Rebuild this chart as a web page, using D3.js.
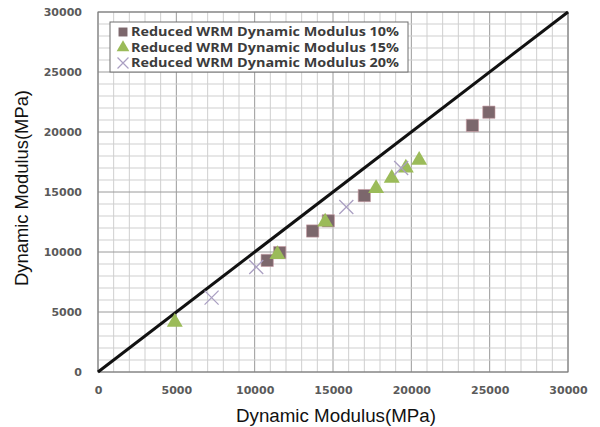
<!DOCTYPE html>
<html>
<head>
<meta charset="utf-8">
<script src="https://cdn.jsdelivr.net/npm/d3@7"></script>
<style>
  body { margin: 0; background: #fff; }
  svg { display: block; }
</style>
</head>
<body>
<div id="chart"></div>
<script>
// series values: [x, y]
const series10 = [[10800, 9300], [11600, 9950], [13700, 11750], [14700, 12600], [17000, 14700], [23900, 20550], [24950, 21650]];
const series15 = [[4900, 4150], [11450, 9800], [14500, 12500], [17750, 15300], [18750, 16150], [19650, 17000], [20500, 17650]];
const series20 = [[7250, 6200], [10100, 8750], [15850, 13750], [19350, 17000]];
const seriesNames = ["Reduced WRM Dynamic Modulus 10%", "Reduced WRM Dynamic Modulus 15%", "Reduced WRM Dynamic Modulus 20%"];
const tickValues = [0, 5000, 10000, 15000, 20000, 25000, 30000];
const equalityLine = [[0, 0], [30000, 30000]];

const width = 600, height = 427;
const margin = { left: 98, right: 32, top: 12, bottom: 55 };

const svg = d3.select("#chart").append("svg")
    .attr("width", width)
    .attr("height", height);

const x = d3.scaleLinear().domain([0, 30000]).range([margin.left, width - margin.right]);
const y = d3.scaleLinear().domain([0, 30000]).range([height - margin.bottom, margin.top]);

// minor grid every 1000, major every 5000
const minor = d3.range(0, 30001, 1000);
svg.append("g")
  .selectAll("line")
  .data(minor)
  .join("line")
    .attr("x1", d => x(d)).attr("x2", d => x(d))
    .attr("y1", y(0)).attr("y2", y(30000))
    .attr("stroke", d => d % 5000 === 0 ? "#9a9a9a" : "#cfcfcf")
    .attr("stroke-width", 1);
svg.append("g")
  .selectAll("line")
  .data(minor)
  .join("line")
    .attr("y1", d => y(d)).attr("y2", d => y(d))
    .attr("x1", x(0)).attr("x2", x(30000))
    .attr("stroke", d => d % 5000 === 0 ? "#9a9a9a" : "#cfcfcf")
    .attr("stroke-width", 1);

// plot border
svg.append("rect")
    .attr("x", x(0)).attr("y", y(30000))
    .attr("width", x(30000) - x(0)).attr("height", y(0) - y(30000))
    .attr("fill", "none").attr("stroke", "#7a7a7a");

// axes
const xAxis = svg.append("g")
    .attr("transform", `translate(0,${y(0)})`)
    .call(d3.axisBottom(x).tickValues(tickValues).tickSize(0).tickPadding(14).tickFormat(d3.format("d")));
const yAxis = svg.append("g")
    .attr("transform", `translate(${x(0)},0)`)
    .call(d3.axisLeft(y).tickValues(tickValues).tickSize(0).tickPadding(16).tickFormat(d3.format("d")));
[xAxis, yAxis].forEach(a => {
  a.select(".domain").remove();
  a.selectAll("text")
    .attr("fill", "#5a5a5a")
    .style("font", "bold 11px 'DejaVu Sans', sans-serif");
});

// axis titles (narrow, tall face in the original)
svg.append("text")
    .attr("x", 336)
    .attr("y", 422)
    .attr("text-anchor", "middle")
    .attr("textLength", 200)
    .attr("lengthAdjust", "spacingAndGlyphs")
    .attr("fill", "#111")
    .style("font", "18px 'Liberation Sans', Arial, sans-serif")
    .text("Dynamic Modulus(MPa)");
svg.append("text")
    .attr("transform", "translate(28,188) rotate(-90)")
    .attr("text-anchor", "middle")
    .attr("textLength", 196)
    .attr("lengthAdjust", "spacingAndGlyphs")
    .attr("fill", "#111")
    .style("font", "18px 'Liberation Sans', Arial, sans-serif")
    .text("Dynamic Modulus(MPa)");

// line of equality
svg.append("path")
    .datum(equalityLine)
    .attr("d", d3.line().x(d => x(d[0])).y(d => y(d[1])))
    .attr("stroke", "#111")
    .attr("stroke-width", 3)
    .attr("fill", "none");

// markers
const square = d3.symbol().type(d3.symbolSquare).size(150);
const triangle = d3.symbol().type(d3.symbolTriangle).size(110);
const cross = d3.symbol().type(d3.symbolTimes).size(130);

svg.append("g").selectAll("path")
  .data(series10)
  .join("path")
    .attr("transform", d => `translate(${x(d[0])},${y(d[1])})`)
    .attr("d", square)
    .attr("fill", "#7c676c")
    .attr("stroke", "#c79aa3")
    .attr("stroke-width", 0.6);

svg.append("g").selectAll("path")
  .data(series15)
  .join("path")
    .attr("transform", d => `translate(${x(d[0])},${y(d[1])})`)
    .attr("d", triangle)
    .attr("fill", "#9bbb59");

svg.append("g").selectAll("path")
  .data(series20)
  .join("path")
    .attr("transform", d => `translate(${x(d[0])},${y(d[1])})`)
    .attr("d", cross)
    .attr("fill", "none")
    .attr("stroke", "#aa9fc2")
    .attr("stroke-width", 1.3);

// legend
const legend = svg.append("g");
legend.append("rect")
    .attr("x", 110).attr("y", 22)
    .attr("width", 298).attr("height", 50)
    .attr("fill", "#fff")
    .attr("stroke", "#6e6e6e");

const legendMarks = [
  { d: d3.symbol().type(d3.symbolSquare).size(80)(), fill: "#7c676c", stroke: "none" },
  { d: d3.symbol().type(d3.symbolTriangle).size(70)(), fill: "#9bbb59", stroke: "none" },
  { d: d3.symbol().type(d3.symbolTimes).size(80)(), fill: "none", stroke: "#aa9fc2" }
];
seriesNames.forEach((name, i) => {
  const row = legend.append("g").attr("transform", `translate(123,${32 + i * 15.5})`);
  row.append("path")
      .attr("d", legendMarks[i].d)
      .attr("fill", legendMarks[i].fill)
      .attr("stroke", legendMarks[i].stroke)
      .attr("stroke-width", 1.2);
  row.append("text")
      .attr("x", 8)
      .attr("dy", "0.36em")
      .attr("fill", "#3c3c3c")
      .attr("textLength", 268)
      .attr("lengthAdjust", "spacingAndGlyphs")
      .style("font", "bold 11.5px 'Open Sans', sans-serif")
      .text(name);
});
</script>
</body>
</html>
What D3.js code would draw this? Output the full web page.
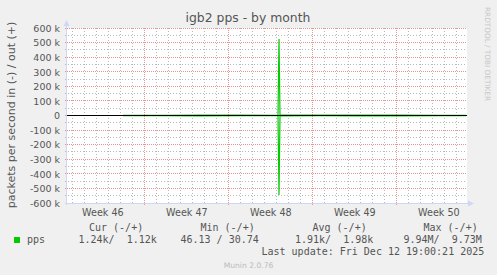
<!DOCTYPE html>
<html><head><meta charset="utf-8">
<script src="https://cdn.jsdelivr.net/npm/d3@7"></script>
<style>
html,body{margin:0;padding:0;background:#F0F0F0;}
svg{display:block;}
text{font-family:"DejaVu Sans",sans-serif;}
.mono{font-family:"DejaVu Sans Mono",monospace;}
</style></head>
<body>
<script>
// ---- data ----
const title = "igb2 pps - by month";
const yLabel = "packets per second in (-) / out (+)";
const timeDomain = ["2025-11-09T13:20:00Z", "2025-12-12T21:20:00Z"];
const times = ["2025-11-14T05:20:00Z","2025-11-17T10:00:00Z","2025-11-20T16:00:00Z","2025-11-24T02:00:00Z",
  "2025-11-27T03:20:00Z","2025-11-27T05:20:00Z","2025-11-27T07:20:00Z","2025-11-30T12:00:00Z",
  "2025-12-03T20:00:00Z","2025-12-07T08:00:00Z","2025-12-10T14:00:00Z","2025-12-12T19:20:00Z"];
const outValues = [1120, 1850, 2010, 1940, 1760, 524000, 2080, 1930, 1990, 2040, 1870, 1120];
const inValues  = [1240, 1780, 1920, 1880, 1690, 545000, 1950, 1860, 1900, 1960, 1810, 1240];
const yTickValues = [600000,500000,400000,300000,200000,100000,0,-100000,-200000,-300000,-400000,-500000,-600000];
const yTickLabels = ["600 k","500 k","400 k","300 k","200 k","100 k","0","-100 k","-200 k","-300 k","-400 k","-500 k","-600 k"];
const yMinorValues = [550000,450000,350000,250000,150000,50000,-50000,-150000,-250000,-350000,-450000,-550000];
const weekCenters = ["2025-11-12T12:00:00Z","2025-11-19T12:00:00Z","2025-11-26T12:00:00Z","2025-12-03T12:00:00Z","2025-12-10T12:00:00Z"];
const weekLabels = ["Week 46","Week 47","Week 48","Week 49","Week 50"];
const legendName = "pps";
const legendHeaders = ["Cur (-/+)","Min (-/+)","Avg (-/+)","Max (-/+)"];
const legendValues = ["1.24k/  1.12k","46.13 / 30.74","1.91k/  1.98k","9.94M/  9.73M"];
const lastUpdate = "Last update: Fri Dec 12 19:00:21 2025";
const watermark = "RRDTOOL / TOBI OETIKER";
const footer = "Munin 2.0.76";

// ---- layout ----
const W = 497, H = 275;
const L = 67, R = 467, T = 28, B = 203;
const svg = d3.select("body").append("svg").attr("width", W).attr("height", H);
svg.append("rect").attr("width", W).attr("height", H).attr("fill", "#F0F0F0");
svg.append("rect").attr("x", L).attr("y", T).attr("width", R - L).attr("height", B - T).attr("fill", "#FFFFFF");

const parse = d3.utcParse("%Y-%m-%dT%H:%M:%SZ");
const x = d3.scaleUtc().domain(timeDomain.map(parse)).range([L, R]);
const y = d3.scaleLinear().domain([-600000, 600000]).range([B, T]);
const crisp = v => Math.floor(v) + 0.5;

const minorCol = "#b8b8b8", majorCol = "#e89494";
const days = d3.utcDay.range(x.domain()[0], x.domain()[1]).filter(d => d.getUTCDay() !== 0);
const sundays = d3.utcSunday.range(x.domain()[0], x.domain()[1]);

const gMinor = svg.append("g").attr("class", "minor");
days.forEach(d => {
  gMinor.append("line").attr("x1", crisp(x(d))).attr("x2", crisp(x(d)))
    .attr("y1", T).attr("y2", B + 2)
    .attr("stroke", minorCol).attr("stroke-width", 1).attr("stroke-dasharray", "1 2");
});
yMinorValues.forEach(v => {
  gMinor.append("line").attr("x1", L - 2).attr("x2", R)
    .attr("y1", crisp(y(v))).attr("y2", crisp(y(v)))
    .attr("stroke", minorCol).attr("stroke-width", 1).attr("stroke-dasharray", "1 2");
});
const gMajor = svg.append("g").attr("class", "major");
sundays.forEach(d => {
  gMajor.append("line").attr("x1", crisp(x(d))).attr("x2", crisp(x(d)))
    .attr("y1", T).attr("y2", B + 3)
    .attr("stroke", majorCol).attr("stroke-dasharray", "1 1");
});
yTickValues.forEach(v => {
  gMajor.append("line").attr("x1", L - 2).attr("x2", R)
    .attr("y1", crisp(y(v))).attr("y2", crisp(y(v)))
    .attr("stroke", majorCol).attr("stroke-dasharray", "1 1");
});

// axes lines + arrows
const axisCol = "#CFD6F8";
svg.append("line").attr("x1", L - 0.5).attr("x2", L - 0.5).attr("y1", B + 2).attr("y2", T - 3).attr("stroke", axisCol);
svg.append("line").attr("x1", L - 2).attr("x2", R + 2).attr("y1", B + 0.5).attr("y2", B + 0.5).attr("stroke", axisCol);
svg.append("path").attr("d", `M${L-3.5},${T-2} L${L+2.5},${T-2} L${L-0.5},${T-8} Z`).attr("fill", axisCol);
svg.append("path").attr("d", `M${R+1},${B-2.5} L${R+1},${B+3.5} L${R+7},${B+0.5} Z`).attr("fill", axisCol);

// data
const pts = times.map((t, i) => ({t: parse(t), out: outValues[i], inn: inValues[i]}));
const lineOut = d3.line().x(d => x(d.t)).y(d => y(d.out));
const lineIn = d3.line().x(d => x(d.t)).y(d => y(-d.inn));
svg.append("path").attr("d", lineIn(pts)).attr("fill", "none").attr("stroke", "#00CC00").attr("stroke-width", 1.2);
svg.append("path").attr("d", lineOut(pts)).attr("fill", "none").attr("stroke", "#00CC00").attr("stroke-width", 1.2);
// zero rule
svg.append("line").attr("x1", L).attr("x2", R).attr("y1", crisp(y(0))).attr("y2", crisp(y(0)))
  .attr("stroke", "#000").attr("stroke-width", 1);

// y axis labels
const yAxis = d3.axisLeft(y).tickValues(yTickValues).tickSize(0).tickPadding(0)
  .tickFormat((d, i) => yTickLabels[i]);
const ya = svg.append("g").attr("transform", `translate(${L - 7},0)`).call(yAxis);
ya.select(".domain").remove();
ya.selectAll("text").attr("font-family", "DejaVu Sans").attr("font-size", "9.5px").attr("fill", "#555").attr("dy", "0.35em");

// x axis labels
const xAxis = d3.axisBottom(x).tickValues(weekCenters.map(parse)).tickSize(0).tickPadding(0)
  .tickFormat((d, i) => weekLabels[i]);
const xa = svg.append("g").attr("transform", `translate(0,${B})`).call(xAxis);
xa.select(".domain").remove();
xa.selectAll("text").attr("font-family", "DejaVu Sans").attr("font-size", "9.6px").attr("fill", "#555")
  .attr("dy", null).attr("y", 13);

// title
svg.append("text").attr("x", 248).attr("y", 22).attr("text-anchor", "middle")
  .attr("font-size", "12.4px").attr("fill", "#555").text(title);
// y label
svg.append("text").attr("transform", "translate(15,115) rotate(-90)").attr("text-anchor", "middle")
  .attr("font-size", "11px").attr("fill", "#555").text(yLabel);
// watermark
svg.append("text").attr("transform", "translate(485,54) rotate(90)").attr("text-anchor", "middle")
  .attr("font-size", "7.3px").attr("fill", "#c8c8c8").text(watermark);

// legend
const headerX = [89, 200.5, 312.5, 423.5];
const valueX = [78.5, 180.5, 295, 403.5];
legendHeaders.forEach((h, i) => {
  svg.append("text").attr("class", "mono").attr("x", headerX[i]).attr("y", 231).attr("font-size", "10px")
    .attr("fill", "#555").style("white-space", "pre").text(h);
});
svg.append("rect").attr("x", 14).attr("y", 237).attr("width", 6).attr("height", 6).attr("fill", "#00CC00");
svg.append("text").attr("class", "mono").attr("x", 27).attr("y", 243).attr("font-size", "10px").attr("fill", "#555").text(legendName);
legendValues.forEach((v, i) => {
  svg.append("text").attr("class", "mono").attr("x", valueX[i]).attr("y", 243).attr("font-size", "10px")
    .attr("fill", "#555").style("white-space", "pre").text(v);
});
svg.append("text").attr("class", "mono").attr("x", 261.5).attr("y", 255).attr("font-size", "10px")
  .attr("fill", "#555").style("white-space", "pre").text(lastUpdate);
svg.append("text").attr("x", 248.5).attr("y", 268).attr("text-anchor", "middle").attr("font-size", "7.6px")
  .attr("fill", "#bbb").text(footer);
</script>
</body></html>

# Goal of the exercise
Your task is to restate word for word the lines from the top of the data to the line containing "const y = d3.scaleLinear().domain([0, 30000]).range([height", both ends included, with every picture left out.

# Written answer
Rebuild this chart as a web page, using D3.js.
<!DOCTYPE html>
<html>
<head>
<meta charset="utf-8">
<script src="https://cdn.jsdelivr.net/npm/d3@7"></script>
<style>
  body { margin: 0; background: #fff; }
  svg { display: block; }
</style>
</head>
<body>
<div id="chart"></div>
<script>
// series values: [x, y]
const series10 = [[10800, 9300], [11600, 9950], [13700, 11750], [14700, 12600], [17000, 14700], [23900, 20550], [24950, 21650]];
const series15 = [[4900, 4150], [11450, 9800], [14500, 12500], [17750, 15300], [18750, 16150], [19650, 17000], [20500, 17650]];
const series20 = [[7250, 6200], [10100, 8750], [15850, 13750], [19350, 17000]];
const seriesNames = ["Reduced WRM Dynamic Modulus 10%", "Reduced WRM Dynamic Modulus 15%", "Reduced WRM Dynamic Modulus 20%"];
const tickValues = [0, 5000, 10000, 15000, 20000, 25000, 30000];
const equalityLine = [[0, 0], [30000, 30000]];

const width = 600, height = 427;
const margin = { left: 98, right: 32, top: 12, bottom: 55 };

const svg = d3.select("#chart").append("svg")
    .attr("width", width)
    .attr("height", height);

const x = d3.scaleLinear().domain([0, 30000]).range([margin.left, width - margin.right]);
const y = d3.scaleLinear().domain([0, 30000]).range([height - margin.bottom, margin.top]);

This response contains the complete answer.